> [TO BE DONE]
The exercise asks you to copy every line below in which "Give" appears.

> [TASK INPUT]
------------------------------------------------

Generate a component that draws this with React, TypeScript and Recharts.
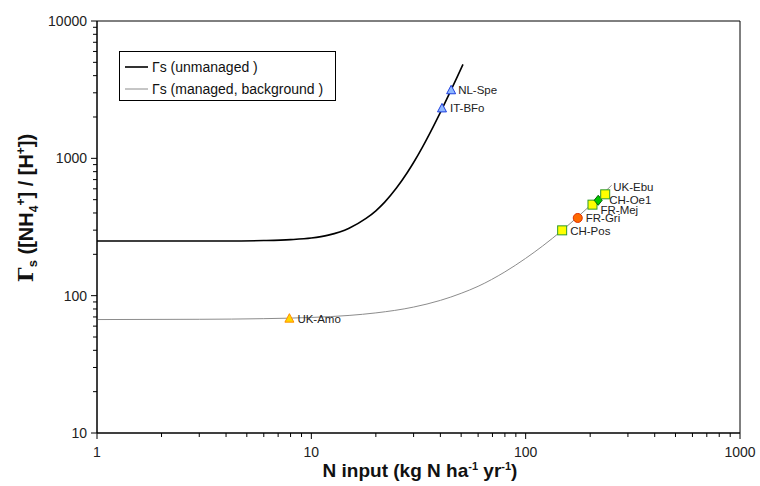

------------------------------------------------

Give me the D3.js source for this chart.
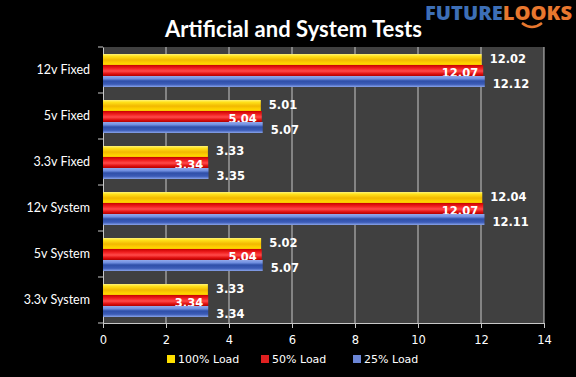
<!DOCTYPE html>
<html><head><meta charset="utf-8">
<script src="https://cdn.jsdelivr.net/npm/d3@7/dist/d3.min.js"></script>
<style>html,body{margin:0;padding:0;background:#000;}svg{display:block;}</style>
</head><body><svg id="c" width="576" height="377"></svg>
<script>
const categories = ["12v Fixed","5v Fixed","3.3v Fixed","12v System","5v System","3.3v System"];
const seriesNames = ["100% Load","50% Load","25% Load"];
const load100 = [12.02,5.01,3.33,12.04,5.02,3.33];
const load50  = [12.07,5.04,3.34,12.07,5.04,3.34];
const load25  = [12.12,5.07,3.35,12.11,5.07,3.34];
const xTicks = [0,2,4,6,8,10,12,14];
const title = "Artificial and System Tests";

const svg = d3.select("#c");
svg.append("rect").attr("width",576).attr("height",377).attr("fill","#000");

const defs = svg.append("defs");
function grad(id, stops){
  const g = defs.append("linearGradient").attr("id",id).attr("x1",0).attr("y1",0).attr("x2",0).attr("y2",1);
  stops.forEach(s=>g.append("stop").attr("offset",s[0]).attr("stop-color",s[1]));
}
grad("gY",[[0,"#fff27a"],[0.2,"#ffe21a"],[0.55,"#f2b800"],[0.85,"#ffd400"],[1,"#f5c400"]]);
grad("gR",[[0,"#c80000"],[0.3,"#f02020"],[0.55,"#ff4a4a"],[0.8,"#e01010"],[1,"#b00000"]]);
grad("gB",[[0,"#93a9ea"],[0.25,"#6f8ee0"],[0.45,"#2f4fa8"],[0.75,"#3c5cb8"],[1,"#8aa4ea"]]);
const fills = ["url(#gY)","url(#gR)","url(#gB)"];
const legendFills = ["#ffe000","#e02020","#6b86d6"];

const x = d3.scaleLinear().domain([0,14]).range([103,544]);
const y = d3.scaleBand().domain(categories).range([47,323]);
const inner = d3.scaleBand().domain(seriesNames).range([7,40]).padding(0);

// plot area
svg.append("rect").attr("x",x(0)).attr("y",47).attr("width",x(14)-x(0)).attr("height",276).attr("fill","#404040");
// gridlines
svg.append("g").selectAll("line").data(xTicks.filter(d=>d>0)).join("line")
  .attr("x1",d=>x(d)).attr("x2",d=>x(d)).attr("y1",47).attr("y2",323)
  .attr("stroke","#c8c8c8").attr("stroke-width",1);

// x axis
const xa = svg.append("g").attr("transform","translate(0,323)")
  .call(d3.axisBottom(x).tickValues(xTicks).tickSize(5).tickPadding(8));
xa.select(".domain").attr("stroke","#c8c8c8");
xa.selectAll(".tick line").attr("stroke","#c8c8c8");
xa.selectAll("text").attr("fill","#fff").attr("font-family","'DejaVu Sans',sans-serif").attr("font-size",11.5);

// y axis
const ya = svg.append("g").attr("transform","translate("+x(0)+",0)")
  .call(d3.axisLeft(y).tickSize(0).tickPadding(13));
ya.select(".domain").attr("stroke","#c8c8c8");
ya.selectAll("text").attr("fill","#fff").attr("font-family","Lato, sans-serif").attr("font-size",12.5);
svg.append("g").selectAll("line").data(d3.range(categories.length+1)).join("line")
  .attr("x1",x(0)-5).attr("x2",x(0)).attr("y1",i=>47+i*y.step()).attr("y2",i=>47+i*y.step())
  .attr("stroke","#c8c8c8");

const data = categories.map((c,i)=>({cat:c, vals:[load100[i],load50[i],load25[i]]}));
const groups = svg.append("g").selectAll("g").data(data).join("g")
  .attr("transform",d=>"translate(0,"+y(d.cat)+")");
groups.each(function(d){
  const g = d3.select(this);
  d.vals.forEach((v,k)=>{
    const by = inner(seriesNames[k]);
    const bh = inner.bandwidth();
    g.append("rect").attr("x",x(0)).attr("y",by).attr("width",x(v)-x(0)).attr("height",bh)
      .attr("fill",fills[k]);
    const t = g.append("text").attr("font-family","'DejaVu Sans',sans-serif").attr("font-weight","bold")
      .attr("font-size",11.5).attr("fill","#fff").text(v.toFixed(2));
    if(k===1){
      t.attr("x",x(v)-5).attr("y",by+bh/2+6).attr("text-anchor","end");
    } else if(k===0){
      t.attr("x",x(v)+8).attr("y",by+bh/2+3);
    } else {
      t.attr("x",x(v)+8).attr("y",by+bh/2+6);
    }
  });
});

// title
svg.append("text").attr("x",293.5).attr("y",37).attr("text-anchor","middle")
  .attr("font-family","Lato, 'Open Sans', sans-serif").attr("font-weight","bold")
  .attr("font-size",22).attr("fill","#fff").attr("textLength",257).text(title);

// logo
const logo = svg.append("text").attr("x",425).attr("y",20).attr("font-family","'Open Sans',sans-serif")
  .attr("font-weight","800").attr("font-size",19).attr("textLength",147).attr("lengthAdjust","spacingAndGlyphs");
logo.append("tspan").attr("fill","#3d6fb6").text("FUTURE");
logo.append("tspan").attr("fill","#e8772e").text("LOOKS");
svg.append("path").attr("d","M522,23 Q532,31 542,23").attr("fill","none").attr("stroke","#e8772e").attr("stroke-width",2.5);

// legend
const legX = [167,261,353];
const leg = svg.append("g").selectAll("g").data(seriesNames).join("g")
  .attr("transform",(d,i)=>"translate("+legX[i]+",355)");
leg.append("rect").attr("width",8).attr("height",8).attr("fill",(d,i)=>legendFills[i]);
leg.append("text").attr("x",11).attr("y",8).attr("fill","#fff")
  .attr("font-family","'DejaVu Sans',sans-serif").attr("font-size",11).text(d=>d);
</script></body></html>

------------------------------------------------

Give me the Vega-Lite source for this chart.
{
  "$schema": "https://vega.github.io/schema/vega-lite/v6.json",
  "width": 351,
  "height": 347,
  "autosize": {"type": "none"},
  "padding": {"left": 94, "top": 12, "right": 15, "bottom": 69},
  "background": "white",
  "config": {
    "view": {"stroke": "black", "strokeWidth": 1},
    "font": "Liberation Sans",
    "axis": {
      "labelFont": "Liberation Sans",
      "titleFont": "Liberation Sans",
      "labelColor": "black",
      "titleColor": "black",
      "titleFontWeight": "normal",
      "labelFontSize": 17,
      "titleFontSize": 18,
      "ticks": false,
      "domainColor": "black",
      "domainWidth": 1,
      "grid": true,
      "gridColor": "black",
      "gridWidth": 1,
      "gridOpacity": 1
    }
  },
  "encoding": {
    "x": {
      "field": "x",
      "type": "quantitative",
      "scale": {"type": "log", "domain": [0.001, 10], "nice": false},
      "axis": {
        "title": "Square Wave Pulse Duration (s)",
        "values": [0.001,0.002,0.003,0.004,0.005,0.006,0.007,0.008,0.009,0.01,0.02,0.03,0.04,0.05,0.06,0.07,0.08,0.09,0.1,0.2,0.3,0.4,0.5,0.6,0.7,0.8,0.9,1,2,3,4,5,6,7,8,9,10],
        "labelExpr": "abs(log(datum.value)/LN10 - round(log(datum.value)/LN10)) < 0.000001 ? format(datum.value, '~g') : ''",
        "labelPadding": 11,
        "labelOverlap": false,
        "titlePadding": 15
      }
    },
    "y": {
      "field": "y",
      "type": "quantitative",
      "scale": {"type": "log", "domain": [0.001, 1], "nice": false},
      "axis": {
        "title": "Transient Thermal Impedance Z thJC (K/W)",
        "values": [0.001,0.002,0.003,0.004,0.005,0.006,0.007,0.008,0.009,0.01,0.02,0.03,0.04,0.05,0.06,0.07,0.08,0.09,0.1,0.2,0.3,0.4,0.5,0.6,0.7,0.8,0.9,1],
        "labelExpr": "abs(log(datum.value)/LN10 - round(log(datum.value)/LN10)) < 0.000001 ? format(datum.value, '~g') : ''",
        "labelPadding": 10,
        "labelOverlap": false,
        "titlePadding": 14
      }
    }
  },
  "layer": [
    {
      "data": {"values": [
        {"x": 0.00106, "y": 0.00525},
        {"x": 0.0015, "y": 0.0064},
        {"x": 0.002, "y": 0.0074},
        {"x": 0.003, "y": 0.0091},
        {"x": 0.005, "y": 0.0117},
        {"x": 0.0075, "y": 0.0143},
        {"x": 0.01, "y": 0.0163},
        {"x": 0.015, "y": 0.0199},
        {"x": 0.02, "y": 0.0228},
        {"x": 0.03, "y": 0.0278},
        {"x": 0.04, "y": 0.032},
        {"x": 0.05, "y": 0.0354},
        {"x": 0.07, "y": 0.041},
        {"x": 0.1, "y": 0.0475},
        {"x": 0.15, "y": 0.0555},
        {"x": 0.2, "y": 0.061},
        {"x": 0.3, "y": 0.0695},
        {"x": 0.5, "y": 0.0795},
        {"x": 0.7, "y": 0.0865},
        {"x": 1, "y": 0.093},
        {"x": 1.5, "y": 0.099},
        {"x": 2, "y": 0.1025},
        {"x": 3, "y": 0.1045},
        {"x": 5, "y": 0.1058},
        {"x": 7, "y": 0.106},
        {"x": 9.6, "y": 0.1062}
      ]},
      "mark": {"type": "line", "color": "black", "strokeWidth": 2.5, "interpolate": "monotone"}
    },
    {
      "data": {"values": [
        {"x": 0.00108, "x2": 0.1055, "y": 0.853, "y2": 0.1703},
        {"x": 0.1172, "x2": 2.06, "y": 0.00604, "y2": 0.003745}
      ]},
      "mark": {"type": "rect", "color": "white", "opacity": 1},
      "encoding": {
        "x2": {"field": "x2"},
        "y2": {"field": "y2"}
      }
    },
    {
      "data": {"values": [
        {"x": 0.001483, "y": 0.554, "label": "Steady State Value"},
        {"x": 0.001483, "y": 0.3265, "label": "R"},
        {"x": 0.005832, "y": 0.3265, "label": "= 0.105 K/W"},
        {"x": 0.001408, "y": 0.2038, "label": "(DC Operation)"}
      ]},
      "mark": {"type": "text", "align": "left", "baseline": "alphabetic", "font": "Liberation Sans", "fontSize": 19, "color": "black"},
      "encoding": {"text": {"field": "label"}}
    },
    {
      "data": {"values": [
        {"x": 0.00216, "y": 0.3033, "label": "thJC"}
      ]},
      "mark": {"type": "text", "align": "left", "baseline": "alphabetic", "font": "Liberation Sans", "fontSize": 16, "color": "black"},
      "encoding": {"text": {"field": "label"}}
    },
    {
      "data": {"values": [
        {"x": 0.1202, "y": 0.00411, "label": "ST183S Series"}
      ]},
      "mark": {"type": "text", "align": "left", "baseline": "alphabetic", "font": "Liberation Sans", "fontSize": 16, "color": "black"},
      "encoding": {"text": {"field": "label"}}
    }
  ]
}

------------------------------------------------

> [SOLVED PROBLEM]
Give me the D3.js source for this chart.
Give me the Vega-Lite source for this chart.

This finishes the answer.